Shapur’s concern over the extent of Persian casualties: Amm. XIX, 9, 9. (360) Constantius demanded the transfer of certain units under Julian’s command in Gaul to the East. Cf. Julian, ep. ad Ath. 282D (10.12–17, Bidez), Libanius, or. XII, 58 and XVIII, 90–1 Eutropius, X, 15, 1 and Amm. XX, 4, 1–2. Relief of Ursicinus from his command: Amm. XX, 2. Constantius hastened to reinforce the East: Amm. XX, 4, 1.
Singara was taken and destroyed by Shapur. Cf. Amm. XX, 6. Bezabde19 was stormed and garrisoned by Shapur. Cf. Amm. XX, 7, 1–16 and Theophanes, chron., A.M. 5852, p. , 9–10. On the fate of the Roman captives taken at Bezabde, see Acts of the Martyrs of Bezabde (The Martyrdom of the Prisoners of War), ed. Bedjan, AMS II, pp. (Syriac). Shapur failed, however, to capture Virtha, a well-defended city on the frontier of Mesopotamia which was an Alexandrian foundation.20 Cf. Amm. XX, 7, 17.
Constantius sent for Arsaces, the king of Armenia, and did his utmost to retain his loyalty. Cf. Amm. XX, 11, 1–3. See also CT XI, 1, 1 (Law granting exemption from taxes in kind to the royal family of Armenia). (23 April) Constantius set off for Mesopotamia via Melitene, Lacotena and Samosata and arrived at Edessa on 21 Sept. Cf. Amm. XX, 11, 4. He inspected the ruins of Amida (ibid. XX, 11, 4–5) and laid siege to Bezabde (XX, 11, 6–25). On failing to recapture the city, he withdrew to Antioch via Hierapolis (17 Dec., cf. CT VII, 4, 6): Amm., XX, 11, 31–2 and Theophanes, chron., A.M. 5852, p. , 10–14. (After 29 May) Constantius crossed the Euphrates at Capersana and headed for Edessa where he planned for a second assault on Bezabde and reorganized the defences in Mesopotamia. Cf, Amm. XXI, 7, 7 and 13, 1–5. Shapur withdrew from the Tigris because of unfavourable omens and Constantius returned to Hierapolis (some mss. give Nikopolis). Cf. ibid. XXI, 13, 8. On receiving news of the refusal of Julian to renounce the title of Augustus, Constantius departed from Antioch amidst general panic in the city. Cf. Libanius, or. XII, 71 and Zonaras, XIII, 11, 10. (3 Nov.) Death of Constantius at Mopsucrenae: Amm. XXI, 15. 2 and Soc., II, 47, 4 and III, 1, 1.
For later views of Constantius’ conduct of the Persian Wars, see esp. Libanius, or. XVIII, 205–11.
Ammianus Marcellinus, see Introduction, supra, p. .
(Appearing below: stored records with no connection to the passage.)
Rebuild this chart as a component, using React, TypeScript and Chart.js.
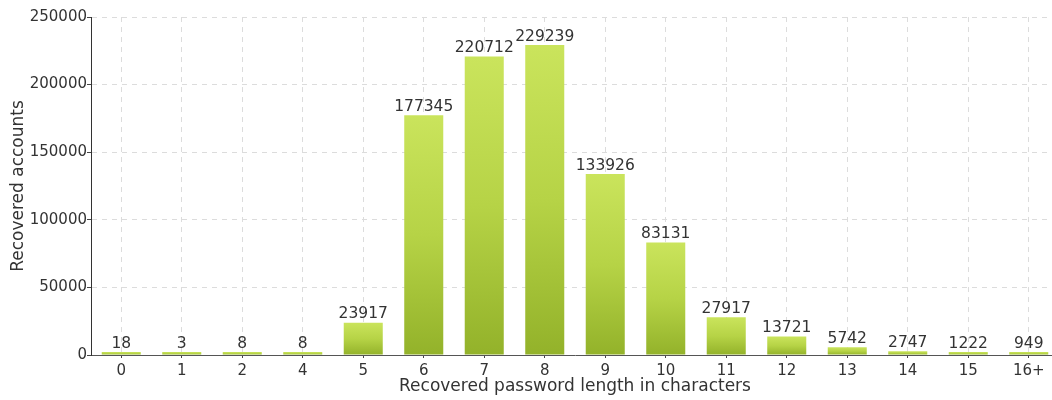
import React, { useEffect, useRef } from "react";
import { Chart, registerables } from "chart.js";

Chart.register(...registerables);

const categories = ["0", "1", "2", "4", "5", "6", "7", "8", "9", "10", "11", "12", "13", "14", "15", "16+"];
const recovered = [18, 3, 8, 8, 23917, 177345, 220712, 229239, 133926, 83131, 27917, 13721, 5742, 2747, 1222, 949];
const yTicks = [0, 50000, 100000, 150000, 200000, 250000];
const xTitle = "Recovered password length in characters";
const yTitle = "Recovered accounts";

const FONT = "'DejaVu Sans', sans-serif";
const TEXT = "#333333";

const valueLabels = {
  id: "valueLabels",
  afterDatasetsDraw(chart: any) {
    const ctx = chart.ctx;
    const meta = chart.getDatasetMeta(0);
    ctx.save();
    ctx.font = "15.5px " + FONT;
    ctx.fillStyle = TEXT;
    ctx.textAlign = "center";
    ctx.textBaseline = "bottom";
    meta.data.forEach((el: any, i: number) => {
      ctx.fillText(String(recovered[i]), el.x, el.y - 0.5);
    });
    ctx.restore();
  },
};

export default function App() {
  const ref = useRef<HTMLCanvasElement>(null);
  useEffect(() => {
    if (!ref.current) return;
    const chart = new Chart(ref.current, {
      type: "bar",
      data: {
        labels: categories,
        datasets: [
          {
            data: recovered,
            minBarLength: 3,
            barPercentage: 0.645,
            categoryPercentage: 1,
            borderWidth: 0,
            backgroundColor: (c: any) => {
              const chart = c.chart;
              const y = chart.scales && chart.scales.y;
              if (!y || typeof c.raw !== "number") return "#b0cf40";
              const base = y.getPixelForValue(0);
              let top = y.getPixelForValue(c.raw);
              if (!isFinite(base) || !isFinite(top)) return "#b0cf40";
              if (base - top < 3) top = base - 3;
              const g = chart.ctx.createLinearGradient(0, top, 0, base);
              g.addColorStop(0, "#cae45c");
              g.addColorStop(0.5, "#b6d346");
              g.addColorStop(1, "#93b22a");
              return g;
            },
          },
        ],
      },
      options: {
        responsive: false,
        animation: false,
        layout: { padding: { left: 0, right: 0, top: 17, bottom: 0 } },
        plugins: {
          legend: { display: false },
          tooltip: { enabled: false },
        },
        scales: {
          x: {
            offset: true,
            grid: {
              offset: false,
              color: "#dcdcdc",
              tickColor: "#444",
              tickLength: 3,
              drawTicks: true,
            },
            border: { display: true, color: "#555", width: 1, dash: [5, 5] },
            ticks: {
              color: TEXT,
              font: { family: FONT, size: 15 },
              padding: 4,
              maxRotation: 0,
              autoSkip: false,
            },
            title: {
              display: true,
              text: xTitle,
              color: TEXT,
              font: { family: FONT, size: 17 },
              padding: { top: 0, bottom: 3 },
            },
            afterFit: (s: any) => {
              s.height = 45;
            },
          },
          y: {
            min: 0,
            max: 250000,
            afterBuildTicks: (s: any) => {
              s.ticks = yTicks.map((v) => ({ value: v }));
            },
            grid: {
              color: (c: any) => (c.tick && c.tick.value === 0 ? "rgba(0,0,0,0)" : "#dcdcdc"),
              tickColor: "#444",
              tickLength: 4,
            },
            border: { display: true, color: "#333", width: 1, dash: [5, 5] },
            ticks: {
              color: TEXT,
              font: { family: FONT, size: 15 },
              padding: 0,
              callback: (v: any) => String(v),
            },
            title: {
              display: true,
              text: yTitle,
              color: TEXT,
              font: { family: FONT, size: 17 },
              padding: { top: 8, bottom: 0 },
            },
            afterFit: (s: any) => {
              s.width = 91;
            },
          },
        },
      },
      plugins: [valueLabels],
    });
    return () => chart.destroy();
  }, []);

  return (
    <div style={{ position: "absolute", left: 0, top: 0, width: 1052, height: 400, overflow: "hidden", background: "#fff" }}>
      <canvas ref={ref} width={1059} height={400} style={{ display: "block" }} />
    </div>
  );
}
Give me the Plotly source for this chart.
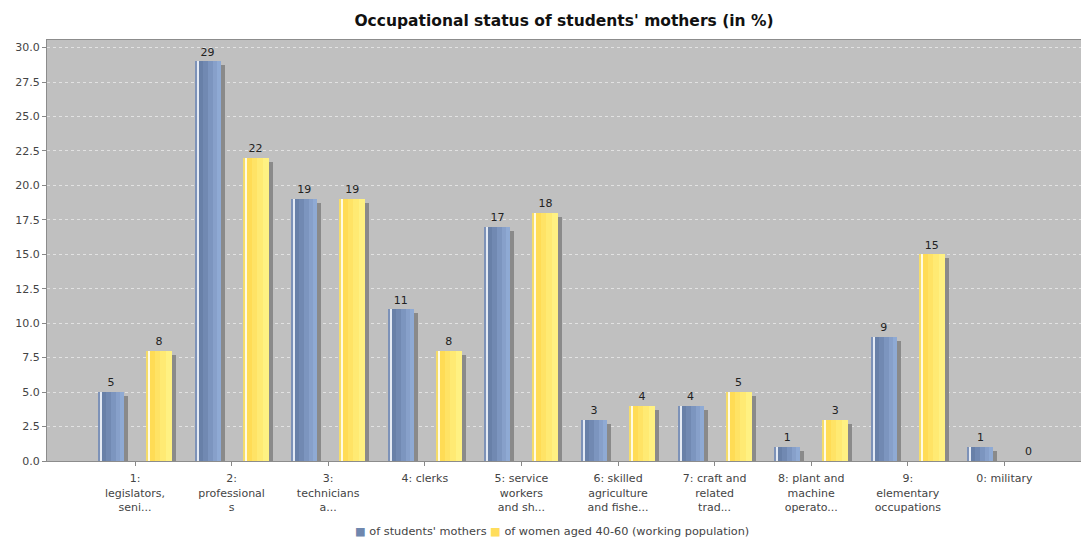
import plotly.graph_objects as go

categories = ["1:<br>legislators,<br>seni...", "2:<br>professional<br>s", "3:<br>technicians<br>a...",
              "4: clerks", "5: service<br>workers<br>and sh...", "6: skilled<br>agriculture<br>and fishe...",
              "7: craft and<br>related<br>trad...", "8: plant and<br>machine<br>operato...",
              "9:<br>elementary<br>occupations", "0: military"]
mothers = [5, 29, 19, 11, 17, 3, 4, 1, 9, 1]
women = [8, 22, 19, 8, 18, 4, 5, 3, 15, 0]
series_names = ["of students' mothers", "of women aged 40-60 (working population)"]

W, H = 1081, 537
ML, MR, MT, MB = 47, 0, 40, 76
XR = [-0.911, 9.793]
YR = [0, 30.55]
pxu_x = (W - ML - MR) / (XR[1] - XR[0])
pxu_y = (H - MT - MB) / (YR[1] - YR[0])

def ux(px):
    return px / pxu_x

def uy(px):
    return px / pxu_y

xs = list(range(len(categories)))
bar_w = 26
centers = {0: -24, 1: 24}

blue_strips = [(0, 2, '#7d92b8'), (2, 2, '#e4eaf4'), (4, 4, '#6880a8'), (8, 5, '#7189b2'),
               (13, 5, '#7c95bf'), (18, 4, '#87a0ca'), (22, 4, '#8faad4')]
yellow_strips = [(0, 2, '#f4dc6a'), (2, 2, '#fffbe2'), (4, 5, '#ffdc55'), (9, 5, '#ffe365'),
                 (14, 6, '#ffea73'), (20, 6, '#fff182')]
legend_colors = ['#6f87ae', '#ffdd5c']

fig = go.Figure()

# shadows
for si, vals in enumerate([mothers, women]):
    left = centers[si] - bar_w / 2
    fig.add_trace(go.Bar(
        x=xs, y=[max(0, v - uy(4)) for v in vals], base=0,
        width=ux(bar_w), offset=ux(left + 4),
        marker=dict(color='#8a8a8a', line=dict(width=0)),
        showlegend=False, hoverinfo='skip'))

# main bars
for si, vals in enumerate([mothers, women]):
    left = centers[si] - bar_w / 2
    fig.add_trace(go.Bar(
        x=xs, y=vals, width=ux(bar_w), offset=ux(left), name=series_names[si],
        marker=dict(color=legend_colors[si], line=dict(width=0)),
        showlegend=False))
    strips = blue_strips if si == 0 else yellow_strips
    for (o, w, c) in strips:
        fig.add_trace(go.Bar(
            x=xs, y=vals, width=ux(w), offset=ux(left + o),
            marker=dict(color=c, line=dict(width=0)),
            showlegend=False, hoverinfo='skip'))
    fig.add_trace(go.Scatter(
        x=[x + ux(centers[si]) for x in xs], y=[v + uy(3) for v in vals], mode='text',
        text=[str(v) for v in vals], textposition='top center',
        textfont=dict(size=11, color='#222', family='DejaVu Sans'),
        showlegend=False, hoverinfo='skip', cliponaxis=False))

legend_text = ('<span style="color:%s">■</span> %s <span style="color:%s">■</span> %s'
               % (legend_colors[0], series_names[0], legend_colors[1], series_names[1]))

fig.update_layout(
    width=W, height=H, autosize=False, barmode='overlay',
    margin=dict(l=ML, r=MR, t=MT, b=MB, autoexpand=False),
    paper_bgcolor='white', plot_bgcolor='#c0c0c0',
    font=dict(family='DejaVu Sans', size=11, color='#444'),
    title=dict(text="Occupational status of students' mothers (in %)", x=0.5, xref='paper',
               y=1 - 21 / H, yanchor='middle', automargin=False,
               font=dict(size=15.5, color='#111', family='DejaVu Sans', weight='bold')),
    showlegend=False,
    annotations=[dict(text=legend_text, xref='paper', yref='paper',
                      x=(552 - ML) / (W - ML - MR), y=-(531 - (H - MB)) / (H - MT - MB),
                      xanchor='center', yanchor='middle', showarrow=False,
                      font=dict(size=11.3, color='#444', family='DejaVu Sans'))],
    bargap=0,
)
fig.update_xaxes(range=XR, tickmode='array', tickvals=xs, ticktext=categories,
                 showgrid=False, zeroline=False, ticks='outside', ticklen=4, tickcolor='#888',
                 showline=True, linecolor='#8c8c8c', mirror=True, automargin=False,
                 ticklabelstandoff=3,
                 tickfont=dict(size=11, color='#444'))
fig.update_yaxes(range=YR, tickmode='array', tickvals=[i * 2.5 for i in range(13)],
                 tickformat='.1f', showgrid=True, gridcolor='#e2e2e2', griddash='3px,3px',
                 gridwidth=1, zeroline=False, ticks='outside', ticklen=4, tickcolor='#888',
                 showline=True, linecolor='#8c8c8c', mirror=True, automargin=False,
                 tickfont=dict(size=11, color='#444'))

post = ("document.documentElement.style.margin='0';document.body.style.margin='0';"
        "document.body.style.padding='0';document.body.style.overflow='hidden';"
        "var gd=document.getElementById('{plot_id}');"
        "Plotly.relayout(gd,{width:%d,height:%d});" % (W, H))
fig.write_html("out.html", post_script=post,
               config={'responsive': False, 'displayModeBar': False})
Artemii Passio 12 (12.16–22, p. 208, ed. Kotter) And Gallus having then been sent by Constantius kept a tight rein on the affairs of the East. The Persians, once they learnt of him, took fright when they ascertained that he was a young man and hot-blooded for action. They no longer made their expedition against the Romans. And while Gallus was in Antioch in Syria, Constantius settled affairs in the West. And then especially the Roman Empire enjoyed a genuine peace. [See also Zosimus III, 1, 1, cited below.]
Athanasius, hist. Arian. 69, ed. Bright, p. : So likewise he (i.e. Constantius) treated his brother (i.e. Constans) in an unholy manner; and now he pretends to build his sepulchre, although he delivered up to the barbarians his betrothed wife Olympias, whom his brother had protected till his death, and had brought up as his intended consort.
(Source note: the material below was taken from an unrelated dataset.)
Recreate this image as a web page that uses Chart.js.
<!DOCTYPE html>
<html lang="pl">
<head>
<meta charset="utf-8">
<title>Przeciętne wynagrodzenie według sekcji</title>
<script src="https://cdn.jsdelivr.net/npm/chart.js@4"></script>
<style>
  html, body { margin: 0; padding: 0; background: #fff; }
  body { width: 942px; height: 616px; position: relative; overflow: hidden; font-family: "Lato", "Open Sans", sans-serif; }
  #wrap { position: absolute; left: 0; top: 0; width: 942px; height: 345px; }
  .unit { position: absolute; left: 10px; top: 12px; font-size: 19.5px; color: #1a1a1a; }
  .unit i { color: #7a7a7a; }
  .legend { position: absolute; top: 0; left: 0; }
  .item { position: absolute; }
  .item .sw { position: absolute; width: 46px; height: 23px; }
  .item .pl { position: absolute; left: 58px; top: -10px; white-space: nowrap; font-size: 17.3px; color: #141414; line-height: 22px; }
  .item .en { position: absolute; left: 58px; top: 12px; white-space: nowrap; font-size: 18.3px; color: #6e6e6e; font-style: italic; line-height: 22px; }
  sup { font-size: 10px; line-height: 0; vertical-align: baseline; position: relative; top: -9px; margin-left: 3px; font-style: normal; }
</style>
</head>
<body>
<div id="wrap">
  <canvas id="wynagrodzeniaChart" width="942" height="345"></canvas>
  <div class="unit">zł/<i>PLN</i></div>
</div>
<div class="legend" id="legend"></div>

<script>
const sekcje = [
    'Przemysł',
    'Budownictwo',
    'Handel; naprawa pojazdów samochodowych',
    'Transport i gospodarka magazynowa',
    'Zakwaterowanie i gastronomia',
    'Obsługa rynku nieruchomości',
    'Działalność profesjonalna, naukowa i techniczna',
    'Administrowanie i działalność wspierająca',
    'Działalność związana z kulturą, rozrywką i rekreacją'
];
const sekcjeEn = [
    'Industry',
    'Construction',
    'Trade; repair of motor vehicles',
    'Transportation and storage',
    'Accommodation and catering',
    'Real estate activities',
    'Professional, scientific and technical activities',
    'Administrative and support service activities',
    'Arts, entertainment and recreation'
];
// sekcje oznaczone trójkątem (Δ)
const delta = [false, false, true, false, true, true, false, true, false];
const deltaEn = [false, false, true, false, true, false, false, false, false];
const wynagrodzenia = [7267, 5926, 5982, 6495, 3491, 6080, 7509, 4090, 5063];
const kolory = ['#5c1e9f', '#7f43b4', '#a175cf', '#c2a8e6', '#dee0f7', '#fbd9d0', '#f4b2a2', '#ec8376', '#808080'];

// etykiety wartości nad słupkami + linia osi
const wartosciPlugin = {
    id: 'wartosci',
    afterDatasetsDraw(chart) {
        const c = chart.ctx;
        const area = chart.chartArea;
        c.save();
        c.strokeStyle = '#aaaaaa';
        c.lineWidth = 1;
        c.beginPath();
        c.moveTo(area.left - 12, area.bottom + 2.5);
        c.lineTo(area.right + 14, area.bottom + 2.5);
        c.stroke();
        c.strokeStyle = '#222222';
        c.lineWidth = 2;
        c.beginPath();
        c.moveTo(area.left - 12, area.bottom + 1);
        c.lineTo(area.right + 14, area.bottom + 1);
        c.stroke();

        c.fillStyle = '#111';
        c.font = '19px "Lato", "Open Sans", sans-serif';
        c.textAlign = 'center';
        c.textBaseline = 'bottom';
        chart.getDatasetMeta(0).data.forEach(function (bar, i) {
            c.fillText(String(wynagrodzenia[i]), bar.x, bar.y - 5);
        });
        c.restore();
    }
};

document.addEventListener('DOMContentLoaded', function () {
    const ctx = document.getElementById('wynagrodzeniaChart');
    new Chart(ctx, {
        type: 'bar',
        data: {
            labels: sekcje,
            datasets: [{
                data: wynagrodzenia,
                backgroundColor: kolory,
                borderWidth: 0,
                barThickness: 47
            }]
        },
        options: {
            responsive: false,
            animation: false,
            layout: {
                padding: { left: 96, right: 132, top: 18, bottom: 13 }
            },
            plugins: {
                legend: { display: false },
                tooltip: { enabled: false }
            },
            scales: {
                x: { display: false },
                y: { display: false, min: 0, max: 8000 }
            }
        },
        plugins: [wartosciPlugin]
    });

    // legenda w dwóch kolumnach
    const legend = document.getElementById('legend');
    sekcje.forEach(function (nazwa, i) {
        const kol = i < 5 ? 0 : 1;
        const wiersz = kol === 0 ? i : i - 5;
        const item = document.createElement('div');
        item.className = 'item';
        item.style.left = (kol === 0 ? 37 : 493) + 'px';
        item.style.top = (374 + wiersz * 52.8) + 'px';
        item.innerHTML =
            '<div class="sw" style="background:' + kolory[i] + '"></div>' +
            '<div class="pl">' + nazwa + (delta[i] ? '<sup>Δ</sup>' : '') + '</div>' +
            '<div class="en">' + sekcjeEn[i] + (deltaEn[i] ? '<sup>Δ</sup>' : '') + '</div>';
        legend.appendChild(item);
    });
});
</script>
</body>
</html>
(Atkinson ap. Robertson, p. 296)
Basil, ep. 1 (To Eustathius): Nay, so love-sick was I that I was compelled either to take the road to Persia and go with you as you advanced to the uttermost limits of the land of the barbarians—for indeed you went even thither, so obstinate was the demon who kept us apart—or else take up my abode here at Alexandria.
(Deferrari, i, p. 5)
Bezabde, The Acts of the Martyrs of, (The Martyrdom of the Prisoners of War), ed. Bedjan, AMS II, pp. (Syriac): Shapur, king of the Persians, advanced in his fifty-third year of rule against the borders and citadels of the Romans, besieged the fort (castra) of Bet Zabdai, captured it, destroyed its walls, delivered many of its warriors to the mouth of the sword and took prisoners roughly nine thousand souls, men and women, among them the Bishop Heliodorus, the old priests Dausa and Maryahb who were with him, (other) priests, deacons and the community (qyama) of (holy) men and women. And, as they were led to Bet Huzaje, the king and his army marched along the road with them.
2 At one stop called Daskarta, Bishop Heliodorus fell ill; he consecrated Dausa as bishop and made him the head of them all. He also handed over to him the altar he had taken with him, that he might serve conscientiously at it. He fell to sleep and was buried there with honours.
3 As they made their way from there, they began to come together as one congregation and to recite psalms in choirs. And, as they gave praise to God daily thus, the evil Magi felt themselves to be pierced to their hearts; their conscience was upset and they accused them before Adarfarr, the Chief Mobed, on whose advice much blood of the martyrs of God was spilt in the Orient.21 This accursed one went before the king and said: ‘Good King, among these prisoners is a head of the Christians, called Dausa, who gathers around him many prisoners of like mind, men and women, who rise up and with one voice curse and vilify your majesty; and they do this daily. I sent and scolded them once and then twice, but they cursed you even more and vilified the gods of the Persians.’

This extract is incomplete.